=== WRITTEN PROBLEM ===
Copy out, with no alterations, the lines below running from the one containing "Reproduce this chart with D3.js." to the one containing "const xc = d => x(d) + x.bandwidth() / 2", inclusive at each end; pictures are omitted.

Charts and diagrams as code
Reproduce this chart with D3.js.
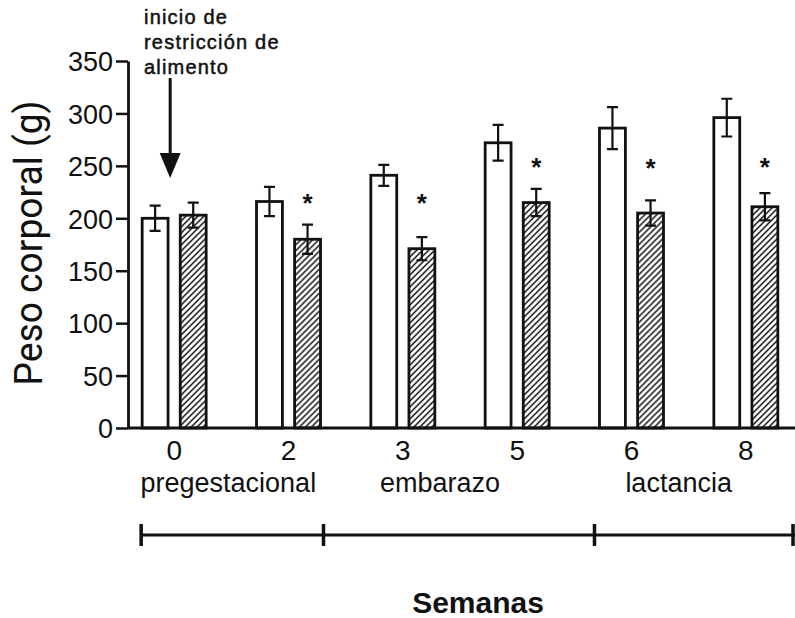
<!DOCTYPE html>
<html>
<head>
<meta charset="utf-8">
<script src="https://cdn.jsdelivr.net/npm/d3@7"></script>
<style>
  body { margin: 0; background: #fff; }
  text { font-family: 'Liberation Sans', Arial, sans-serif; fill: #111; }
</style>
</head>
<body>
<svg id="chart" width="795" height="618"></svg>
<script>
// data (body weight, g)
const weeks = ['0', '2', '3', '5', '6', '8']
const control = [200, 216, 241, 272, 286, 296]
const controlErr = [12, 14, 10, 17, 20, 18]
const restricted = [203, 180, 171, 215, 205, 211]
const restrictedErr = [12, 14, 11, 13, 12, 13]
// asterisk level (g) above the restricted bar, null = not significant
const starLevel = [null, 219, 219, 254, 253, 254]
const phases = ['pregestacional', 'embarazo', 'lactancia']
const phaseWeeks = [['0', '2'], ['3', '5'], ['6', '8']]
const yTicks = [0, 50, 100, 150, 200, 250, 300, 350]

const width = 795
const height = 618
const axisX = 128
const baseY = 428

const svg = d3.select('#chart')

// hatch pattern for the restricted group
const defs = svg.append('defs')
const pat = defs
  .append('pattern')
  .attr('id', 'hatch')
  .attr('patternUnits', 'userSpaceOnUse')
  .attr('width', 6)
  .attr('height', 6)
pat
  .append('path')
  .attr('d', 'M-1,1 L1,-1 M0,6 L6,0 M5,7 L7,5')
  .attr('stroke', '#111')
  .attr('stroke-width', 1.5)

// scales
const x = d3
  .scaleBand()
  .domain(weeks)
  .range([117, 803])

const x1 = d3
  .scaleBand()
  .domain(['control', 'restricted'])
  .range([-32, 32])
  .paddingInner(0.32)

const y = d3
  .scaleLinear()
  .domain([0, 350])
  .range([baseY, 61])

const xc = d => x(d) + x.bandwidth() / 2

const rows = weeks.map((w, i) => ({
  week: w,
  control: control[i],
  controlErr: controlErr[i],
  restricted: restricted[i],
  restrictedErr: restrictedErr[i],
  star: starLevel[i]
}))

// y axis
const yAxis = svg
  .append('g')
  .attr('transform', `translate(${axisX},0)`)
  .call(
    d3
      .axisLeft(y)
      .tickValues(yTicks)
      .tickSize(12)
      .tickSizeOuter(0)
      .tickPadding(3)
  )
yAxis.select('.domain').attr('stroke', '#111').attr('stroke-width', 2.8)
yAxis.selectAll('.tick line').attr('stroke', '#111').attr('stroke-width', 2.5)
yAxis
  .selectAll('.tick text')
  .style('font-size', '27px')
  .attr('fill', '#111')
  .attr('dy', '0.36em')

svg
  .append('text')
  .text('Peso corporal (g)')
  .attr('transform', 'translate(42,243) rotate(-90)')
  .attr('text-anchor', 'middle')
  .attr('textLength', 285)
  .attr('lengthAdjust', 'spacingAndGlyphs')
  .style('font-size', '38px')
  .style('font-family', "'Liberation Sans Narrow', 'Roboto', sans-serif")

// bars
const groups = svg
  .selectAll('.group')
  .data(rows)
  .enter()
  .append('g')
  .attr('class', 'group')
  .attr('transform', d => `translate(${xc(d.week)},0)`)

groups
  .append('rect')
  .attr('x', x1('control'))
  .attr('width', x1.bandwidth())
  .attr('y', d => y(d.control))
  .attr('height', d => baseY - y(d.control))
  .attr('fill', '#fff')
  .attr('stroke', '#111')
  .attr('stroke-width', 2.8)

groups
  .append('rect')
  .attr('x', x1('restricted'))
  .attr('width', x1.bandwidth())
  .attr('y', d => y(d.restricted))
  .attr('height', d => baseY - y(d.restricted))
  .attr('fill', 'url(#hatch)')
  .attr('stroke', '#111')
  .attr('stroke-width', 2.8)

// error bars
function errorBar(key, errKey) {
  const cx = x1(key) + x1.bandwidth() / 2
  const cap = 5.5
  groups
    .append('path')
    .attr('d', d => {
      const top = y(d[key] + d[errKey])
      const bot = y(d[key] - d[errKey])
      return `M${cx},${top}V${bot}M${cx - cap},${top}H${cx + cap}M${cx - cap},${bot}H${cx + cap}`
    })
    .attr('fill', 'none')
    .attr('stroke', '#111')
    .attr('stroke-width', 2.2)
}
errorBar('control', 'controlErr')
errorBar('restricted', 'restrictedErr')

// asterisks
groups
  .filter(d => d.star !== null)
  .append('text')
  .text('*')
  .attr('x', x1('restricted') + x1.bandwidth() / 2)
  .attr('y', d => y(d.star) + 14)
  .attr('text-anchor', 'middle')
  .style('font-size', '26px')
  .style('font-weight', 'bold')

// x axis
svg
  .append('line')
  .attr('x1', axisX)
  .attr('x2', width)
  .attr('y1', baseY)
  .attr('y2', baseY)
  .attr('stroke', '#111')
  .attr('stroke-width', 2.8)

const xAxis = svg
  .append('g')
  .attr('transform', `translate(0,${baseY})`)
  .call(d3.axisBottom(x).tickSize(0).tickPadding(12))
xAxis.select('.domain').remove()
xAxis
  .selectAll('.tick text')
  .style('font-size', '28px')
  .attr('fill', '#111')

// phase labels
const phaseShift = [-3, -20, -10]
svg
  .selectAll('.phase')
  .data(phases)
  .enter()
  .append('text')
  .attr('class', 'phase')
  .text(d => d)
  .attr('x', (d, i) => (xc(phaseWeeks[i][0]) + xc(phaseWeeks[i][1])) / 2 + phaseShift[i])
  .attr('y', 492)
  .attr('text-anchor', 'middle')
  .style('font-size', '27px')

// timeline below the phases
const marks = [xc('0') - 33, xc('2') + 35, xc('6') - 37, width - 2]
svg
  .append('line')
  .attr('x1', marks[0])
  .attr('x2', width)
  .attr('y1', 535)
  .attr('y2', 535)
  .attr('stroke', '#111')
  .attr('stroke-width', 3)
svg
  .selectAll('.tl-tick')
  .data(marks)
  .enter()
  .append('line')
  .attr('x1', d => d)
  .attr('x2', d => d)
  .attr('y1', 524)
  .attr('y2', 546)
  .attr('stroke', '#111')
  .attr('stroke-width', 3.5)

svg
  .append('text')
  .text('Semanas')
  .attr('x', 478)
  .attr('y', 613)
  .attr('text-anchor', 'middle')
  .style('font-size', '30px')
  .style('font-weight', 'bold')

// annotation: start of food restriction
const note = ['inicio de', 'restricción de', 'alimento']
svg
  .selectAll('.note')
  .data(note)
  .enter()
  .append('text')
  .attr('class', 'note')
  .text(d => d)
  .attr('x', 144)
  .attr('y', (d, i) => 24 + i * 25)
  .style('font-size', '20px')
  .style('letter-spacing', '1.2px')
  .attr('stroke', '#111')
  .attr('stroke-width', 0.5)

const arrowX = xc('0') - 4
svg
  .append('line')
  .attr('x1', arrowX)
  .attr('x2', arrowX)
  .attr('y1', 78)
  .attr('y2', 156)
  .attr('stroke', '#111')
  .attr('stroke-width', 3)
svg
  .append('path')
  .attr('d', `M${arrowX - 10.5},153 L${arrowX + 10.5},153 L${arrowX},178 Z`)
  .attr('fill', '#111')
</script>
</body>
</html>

---

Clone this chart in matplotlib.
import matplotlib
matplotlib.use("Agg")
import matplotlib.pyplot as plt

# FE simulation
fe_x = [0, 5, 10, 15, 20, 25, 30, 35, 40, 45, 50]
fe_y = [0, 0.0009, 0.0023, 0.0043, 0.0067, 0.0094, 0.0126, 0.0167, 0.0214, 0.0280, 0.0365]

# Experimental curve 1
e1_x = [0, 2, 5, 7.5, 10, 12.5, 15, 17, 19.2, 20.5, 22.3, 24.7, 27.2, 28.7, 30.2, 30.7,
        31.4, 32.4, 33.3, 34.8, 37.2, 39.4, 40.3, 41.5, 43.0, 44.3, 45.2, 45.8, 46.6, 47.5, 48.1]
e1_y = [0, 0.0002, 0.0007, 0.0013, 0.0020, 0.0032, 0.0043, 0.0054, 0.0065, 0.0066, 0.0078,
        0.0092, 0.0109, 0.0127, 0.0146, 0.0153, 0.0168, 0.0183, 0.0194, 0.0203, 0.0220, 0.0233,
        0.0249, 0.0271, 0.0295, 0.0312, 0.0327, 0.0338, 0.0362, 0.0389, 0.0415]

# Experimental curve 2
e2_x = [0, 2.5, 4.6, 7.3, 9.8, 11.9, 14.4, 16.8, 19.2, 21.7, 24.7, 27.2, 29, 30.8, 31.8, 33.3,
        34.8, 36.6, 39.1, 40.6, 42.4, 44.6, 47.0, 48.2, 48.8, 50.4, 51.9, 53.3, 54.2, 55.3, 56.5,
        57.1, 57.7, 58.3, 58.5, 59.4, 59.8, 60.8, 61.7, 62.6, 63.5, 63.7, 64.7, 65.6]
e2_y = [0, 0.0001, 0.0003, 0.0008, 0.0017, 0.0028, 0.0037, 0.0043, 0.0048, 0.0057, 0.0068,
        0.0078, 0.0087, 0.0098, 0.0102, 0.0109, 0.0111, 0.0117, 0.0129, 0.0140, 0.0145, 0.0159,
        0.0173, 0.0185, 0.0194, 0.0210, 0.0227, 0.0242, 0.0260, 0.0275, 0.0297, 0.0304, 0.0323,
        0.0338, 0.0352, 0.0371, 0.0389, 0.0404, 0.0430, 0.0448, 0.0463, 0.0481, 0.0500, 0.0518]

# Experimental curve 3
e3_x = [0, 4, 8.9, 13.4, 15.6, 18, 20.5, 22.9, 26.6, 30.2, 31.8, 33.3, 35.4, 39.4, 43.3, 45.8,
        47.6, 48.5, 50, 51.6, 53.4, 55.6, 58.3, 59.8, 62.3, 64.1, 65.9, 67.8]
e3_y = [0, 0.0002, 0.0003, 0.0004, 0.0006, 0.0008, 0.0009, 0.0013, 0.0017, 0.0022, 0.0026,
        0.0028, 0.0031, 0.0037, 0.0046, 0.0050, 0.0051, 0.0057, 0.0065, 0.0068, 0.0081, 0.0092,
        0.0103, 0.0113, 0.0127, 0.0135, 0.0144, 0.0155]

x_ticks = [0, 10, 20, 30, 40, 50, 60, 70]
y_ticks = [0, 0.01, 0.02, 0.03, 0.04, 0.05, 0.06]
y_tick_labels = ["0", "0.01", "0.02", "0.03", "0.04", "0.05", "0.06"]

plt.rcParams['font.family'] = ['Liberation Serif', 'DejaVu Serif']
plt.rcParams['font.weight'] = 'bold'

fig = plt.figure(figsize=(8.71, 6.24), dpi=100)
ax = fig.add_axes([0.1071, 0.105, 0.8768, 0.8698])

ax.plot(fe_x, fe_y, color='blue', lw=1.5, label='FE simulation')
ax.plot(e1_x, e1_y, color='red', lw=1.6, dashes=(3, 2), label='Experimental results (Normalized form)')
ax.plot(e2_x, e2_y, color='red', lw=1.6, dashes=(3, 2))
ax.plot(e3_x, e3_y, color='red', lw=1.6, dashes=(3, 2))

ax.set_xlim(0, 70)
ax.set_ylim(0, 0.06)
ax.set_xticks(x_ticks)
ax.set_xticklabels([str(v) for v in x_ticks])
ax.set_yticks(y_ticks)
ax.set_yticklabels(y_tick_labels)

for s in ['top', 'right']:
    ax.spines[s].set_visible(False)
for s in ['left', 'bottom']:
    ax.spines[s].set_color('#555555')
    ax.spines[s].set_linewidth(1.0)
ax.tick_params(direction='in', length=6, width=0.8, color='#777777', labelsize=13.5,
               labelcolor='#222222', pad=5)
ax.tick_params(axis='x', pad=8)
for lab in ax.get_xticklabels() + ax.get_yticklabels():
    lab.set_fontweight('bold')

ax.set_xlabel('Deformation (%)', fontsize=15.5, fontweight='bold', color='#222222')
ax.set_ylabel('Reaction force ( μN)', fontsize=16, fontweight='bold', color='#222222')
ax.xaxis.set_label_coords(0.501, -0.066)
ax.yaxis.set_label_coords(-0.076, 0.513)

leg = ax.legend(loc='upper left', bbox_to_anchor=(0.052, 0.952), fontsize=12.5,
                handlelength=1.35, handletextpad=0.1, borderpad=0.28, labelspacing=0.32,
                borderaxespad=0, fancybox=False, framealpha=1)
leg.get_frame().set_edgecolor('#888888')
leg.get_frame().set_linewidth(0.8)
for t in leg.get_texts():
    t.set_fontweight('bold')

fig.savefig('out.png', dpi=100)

---

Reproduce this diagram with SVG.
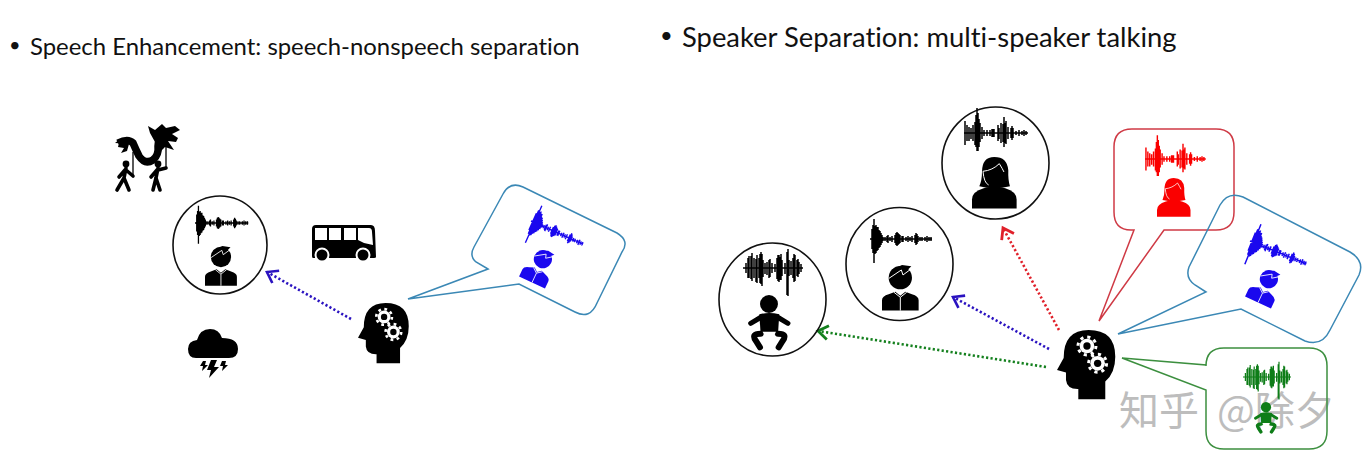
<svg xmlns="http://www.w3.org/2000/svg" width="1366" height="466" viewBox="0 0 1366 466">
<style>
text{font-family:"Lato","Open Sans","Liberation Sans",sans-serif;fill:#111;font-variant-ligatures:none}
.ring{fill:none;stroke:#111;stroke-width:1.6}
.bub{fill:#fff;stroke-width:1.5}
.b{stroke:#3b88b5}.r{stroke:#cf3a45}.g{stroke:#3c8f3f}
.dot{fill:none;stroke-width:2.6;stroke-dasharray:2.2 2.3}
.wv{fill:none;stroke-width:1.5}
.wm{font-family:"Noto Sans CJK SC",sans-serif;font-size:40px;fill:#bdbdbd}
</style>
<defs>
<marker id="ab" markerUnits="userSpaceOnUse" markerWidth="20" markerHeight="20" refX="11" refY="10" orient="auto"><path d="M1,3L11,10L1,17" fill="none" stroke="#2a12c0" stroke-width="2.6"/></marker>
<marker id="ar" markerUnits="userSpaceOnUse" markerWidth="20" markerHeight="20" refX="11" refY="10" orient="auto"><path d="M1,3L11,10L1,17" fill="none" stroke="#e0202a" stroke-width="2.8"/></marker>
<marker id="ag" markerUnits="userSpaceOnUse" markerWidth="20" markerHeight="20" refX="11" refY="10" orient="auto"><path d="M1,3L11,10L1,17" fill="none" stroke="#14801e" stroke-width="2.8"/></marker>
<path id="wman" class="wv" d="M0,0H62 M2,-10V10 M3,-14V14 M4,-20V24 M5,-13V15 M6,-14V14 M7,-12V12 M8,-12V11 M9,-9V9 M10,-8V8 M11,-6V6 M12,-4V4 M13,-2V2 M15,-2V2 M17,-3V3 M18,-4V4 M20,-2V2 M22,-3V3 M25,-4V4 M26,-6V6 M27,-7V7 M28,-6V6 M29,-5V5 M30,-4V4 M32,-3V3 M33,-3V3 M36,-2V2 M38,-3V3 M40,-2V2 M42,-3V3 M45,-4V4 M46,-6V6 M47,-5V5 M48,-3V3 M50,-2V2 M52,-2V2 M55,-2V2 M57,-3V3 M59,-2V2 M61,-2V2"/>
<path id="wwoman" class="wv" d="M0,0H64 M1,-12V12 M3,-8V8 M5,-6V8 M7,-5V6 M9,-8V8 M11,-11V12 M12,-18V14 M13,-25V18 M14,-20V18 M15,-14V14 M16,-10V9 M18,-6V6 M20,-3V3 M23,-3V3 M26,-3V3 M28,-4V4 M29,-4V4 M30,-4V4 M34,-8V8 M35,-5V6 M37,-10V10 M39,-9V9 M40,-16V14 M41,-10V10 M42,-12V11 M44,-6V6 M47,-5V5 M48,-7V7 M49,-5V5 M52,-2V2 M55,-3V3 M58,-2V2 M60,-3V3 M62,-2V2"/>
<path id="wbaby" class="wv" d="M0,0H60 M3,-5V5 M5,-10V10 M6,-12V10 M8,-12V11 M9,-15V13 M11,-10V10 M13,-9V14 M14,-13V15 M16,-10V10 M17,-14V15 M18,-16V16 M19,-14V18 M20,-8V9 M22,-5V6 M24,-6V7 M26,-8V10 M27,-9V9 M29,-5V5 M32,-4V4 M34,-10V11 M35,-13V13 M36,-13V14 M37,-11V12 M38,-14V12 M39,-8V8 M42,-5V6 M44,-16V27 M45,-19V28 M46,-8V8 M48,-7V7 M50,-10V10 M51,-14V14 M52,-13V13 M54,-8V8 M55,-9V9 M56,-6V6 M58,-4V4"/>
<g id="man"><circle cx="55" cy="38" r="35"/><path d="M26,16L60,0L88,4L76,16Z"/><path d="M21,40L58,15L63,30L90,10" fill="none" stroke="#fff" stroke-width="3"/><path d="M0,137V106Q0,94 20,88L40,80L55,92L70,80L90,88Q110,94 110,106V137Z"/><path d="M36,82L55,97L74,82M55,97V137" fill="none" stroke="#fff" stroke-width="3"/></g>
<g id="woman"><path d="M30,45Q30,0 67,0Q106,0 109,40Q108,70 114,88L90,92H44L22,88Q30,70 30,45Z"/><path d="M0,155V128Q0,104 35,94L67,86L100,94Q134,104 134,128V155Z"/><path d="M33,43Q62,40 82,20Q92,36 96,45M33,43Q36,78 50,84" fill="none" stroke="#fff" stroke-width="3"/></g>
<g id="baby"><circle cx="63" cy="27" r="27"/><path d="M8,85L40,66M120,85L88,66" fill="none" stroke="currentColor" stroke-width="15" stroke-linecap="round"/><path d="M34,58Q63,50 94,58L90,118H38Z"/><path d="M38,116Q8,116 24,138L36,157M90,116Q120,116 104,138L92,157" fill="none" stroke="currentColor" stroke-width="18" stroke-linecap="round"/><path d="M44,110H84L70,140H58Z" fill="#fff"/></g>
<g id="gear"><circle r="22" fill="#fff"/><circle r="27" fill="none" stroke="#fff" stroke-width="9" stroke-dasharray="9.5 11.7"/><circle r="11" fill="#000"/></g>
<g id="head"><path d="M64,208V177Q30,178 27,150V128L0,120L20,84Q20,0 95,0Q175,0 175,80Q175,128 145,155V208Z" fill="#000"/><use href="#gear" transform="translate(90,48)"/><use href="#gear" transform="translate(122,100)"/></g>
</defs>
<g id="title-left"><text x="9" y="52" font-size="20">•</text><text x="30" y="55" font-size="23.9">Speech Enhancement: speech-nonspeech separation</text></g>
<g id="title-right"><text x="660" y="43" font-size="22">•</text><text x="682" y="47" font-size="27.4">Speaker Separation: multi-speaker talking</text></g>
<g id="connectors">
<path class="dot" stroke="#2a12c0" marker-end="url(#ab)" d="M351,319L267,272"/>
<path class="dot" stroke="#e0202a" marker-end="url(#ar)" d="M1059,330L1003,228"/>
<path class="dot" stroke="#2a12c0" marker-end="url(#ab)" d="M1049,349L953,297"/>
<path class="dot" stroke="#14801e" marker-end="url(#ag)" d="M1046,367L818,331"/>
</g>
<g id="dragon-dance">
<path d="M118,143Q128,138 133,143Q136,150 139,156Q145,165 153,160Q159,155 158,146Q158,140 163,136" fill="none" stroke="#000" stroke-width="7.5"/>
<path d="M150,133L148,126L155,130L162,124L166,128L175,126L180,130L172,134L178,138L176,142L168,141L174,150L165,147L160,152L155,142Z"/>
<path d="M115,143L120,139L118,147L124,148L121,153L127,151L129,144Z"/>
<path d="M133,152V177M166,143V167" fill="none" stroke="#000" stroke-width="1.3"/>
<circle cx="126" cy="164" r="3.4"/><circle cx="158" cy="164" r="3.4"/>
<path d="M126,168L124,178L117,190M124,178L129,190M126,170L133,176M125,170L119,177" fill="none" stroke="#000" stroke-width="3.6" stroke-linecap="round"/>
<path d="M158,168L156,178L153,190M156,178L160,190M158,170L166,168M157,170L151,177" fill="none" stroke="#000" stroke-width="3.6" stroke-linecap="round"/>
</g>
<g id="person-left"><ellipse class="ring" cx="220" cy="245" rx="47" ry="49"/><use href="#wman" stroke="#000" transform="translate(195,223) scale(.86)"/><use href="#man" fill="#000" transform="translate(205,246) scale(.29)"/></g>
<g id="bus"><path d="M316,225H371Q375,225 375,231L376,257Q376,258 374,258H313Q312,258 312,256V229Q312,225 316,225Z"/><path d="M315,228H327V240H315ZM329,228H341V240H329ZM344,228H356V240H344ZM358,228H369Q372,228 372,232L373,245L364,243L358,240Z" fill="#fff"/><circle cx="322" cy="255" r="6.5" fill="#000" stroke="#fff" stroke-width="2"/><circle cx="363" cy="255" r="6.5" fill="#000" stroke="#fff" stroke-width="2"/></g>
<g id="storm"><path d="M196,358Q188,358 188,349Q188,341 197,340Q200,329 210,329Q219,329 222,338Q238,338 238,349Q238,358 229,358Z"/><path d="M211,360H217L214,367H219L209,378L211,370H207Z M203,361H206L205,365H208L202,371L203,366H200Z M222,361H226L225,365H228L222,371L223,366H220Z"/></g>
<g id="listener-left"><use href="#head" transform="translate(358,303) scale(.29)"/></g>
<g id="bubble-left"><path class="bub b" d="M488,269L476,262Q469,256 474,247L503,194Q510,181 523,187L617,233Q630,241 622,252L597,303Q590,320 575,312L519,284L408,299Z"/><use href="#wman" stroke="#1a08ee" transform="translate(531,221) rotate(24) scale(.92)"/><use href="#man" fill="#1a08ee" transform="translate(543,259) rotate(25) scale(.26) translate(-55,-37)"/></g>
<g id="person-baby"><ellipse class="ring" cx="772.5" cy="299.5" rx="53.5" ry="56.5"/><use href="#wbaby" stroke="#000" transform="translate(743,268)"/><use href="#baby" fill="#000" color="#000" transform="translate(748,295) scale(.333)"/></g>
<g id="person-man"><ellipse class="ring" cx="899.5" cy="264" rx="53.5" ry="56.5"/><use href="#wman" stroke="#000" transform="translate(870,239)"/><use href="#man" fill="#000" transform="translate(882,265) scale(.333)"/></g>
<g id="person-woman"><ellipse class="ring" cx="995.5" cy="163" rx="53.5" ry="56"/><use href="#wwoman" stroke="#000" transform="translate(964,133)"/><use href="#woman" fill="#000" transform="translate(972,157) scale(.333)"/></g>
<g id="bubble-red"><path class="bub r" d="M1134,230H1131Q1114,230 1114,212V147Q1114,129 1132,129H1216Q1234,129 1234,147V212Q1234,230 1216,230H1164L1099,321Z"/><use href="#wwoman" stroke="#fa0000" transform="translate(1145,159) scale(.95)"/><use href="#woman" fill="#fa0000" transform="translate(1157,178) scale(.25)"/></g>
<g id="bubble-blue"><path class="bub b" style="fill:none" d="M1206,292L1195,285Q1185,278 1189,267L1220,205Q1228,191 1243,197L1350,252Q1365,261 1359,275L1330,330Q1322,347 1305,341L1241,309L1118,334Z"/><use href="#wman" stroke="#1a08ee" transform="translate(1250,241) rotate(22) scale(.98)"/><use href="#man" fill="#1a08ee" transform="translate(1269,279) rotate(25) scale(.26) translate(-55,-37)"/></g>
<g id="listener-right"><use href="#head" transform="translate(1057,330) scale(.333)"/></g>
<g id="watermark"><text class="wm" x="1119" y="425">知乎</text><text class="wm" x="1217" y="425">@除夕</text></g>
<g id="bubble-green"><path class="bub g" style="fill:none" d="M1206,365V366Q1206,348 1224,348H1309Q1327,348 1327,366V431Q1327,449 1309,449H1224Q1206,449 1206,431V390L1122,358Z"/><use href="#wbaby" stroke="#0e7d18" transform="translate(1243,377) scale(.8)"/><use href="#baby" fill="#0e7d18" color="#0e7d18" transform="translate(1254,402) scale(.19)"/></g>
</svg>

=== COMPLETED EXERCISE ===
Reproduce this chart with D3.js.
<!DOCTYPE html>
<html>
<head>
<meta charset="utf-8">
<script src="https://cdn.jsdelivr.net/npm/d3@7"></script>
<style>
  body { margin: 0; background: #fff; }
  text { font-family: 'Liberation Sans', Arial, sans-serif; fill: #111; }
</style>
</head>
<body>
<svg id="chart" width="795" height="618"></svg>
<script>
// data (body weight, g)
const weeks = ['0', '2', '3', '5', '6', '8']
const control = [200, 216, 241, 272, 286, 296]
const controlErr = [12, 14, 10, 17, 20, 18]
const restricted = [203, 180, 171, 215, 205, 211]
const restrictedErr = [12, 14, 11, 13, 12, 13]
// asterisk level (g) above the restricted bar, null = not significant
const starLevel = [null, 219, 219, 254, 253, 254]
const phases = ['pregestacional', 'embarazo', 'lactancia']
const phaseWeeks = [['0', '2'], ['3', '5'], ['6', '8']]
const yTicks = [0, 50, 100, 150, 200, 250, 300, 350]

const width = 795
const height = 618
const axisX = 128
const baseY = 428

const svg = d3.select('#chart')

// hatch pattern for the restricted group
const defs = svg.append('defs')
const pat = defs
  .append('pattern')
  .attr('id', 'hatch')
  .attr('patternUnits', 'userSpaceOnUse')
  .attr('width', 6)
  .attr('height', 6)
pat
  .append('path')
  .attr('d', 'M-1,1 L1,-1 M0,6 L6,0 M5,7 L7,5')
  .attr('stroke', '#111')
  .attr('stroke-width', 1.5)

// scales
const x = d3
  .scaleBand()
  .domain(weeks)
  .range([117, 803])

const x1 = d3
  .scaleBand()
  .domain(['control', 'restricted'])
  .range([-32, 32])
  .paddingInner(0.32)

const y = d3
  .scaleLinear()
  .domain([0, 350])
  .range([baseY, 61])

const xc = d => x(d) + x.bandwidth() / 2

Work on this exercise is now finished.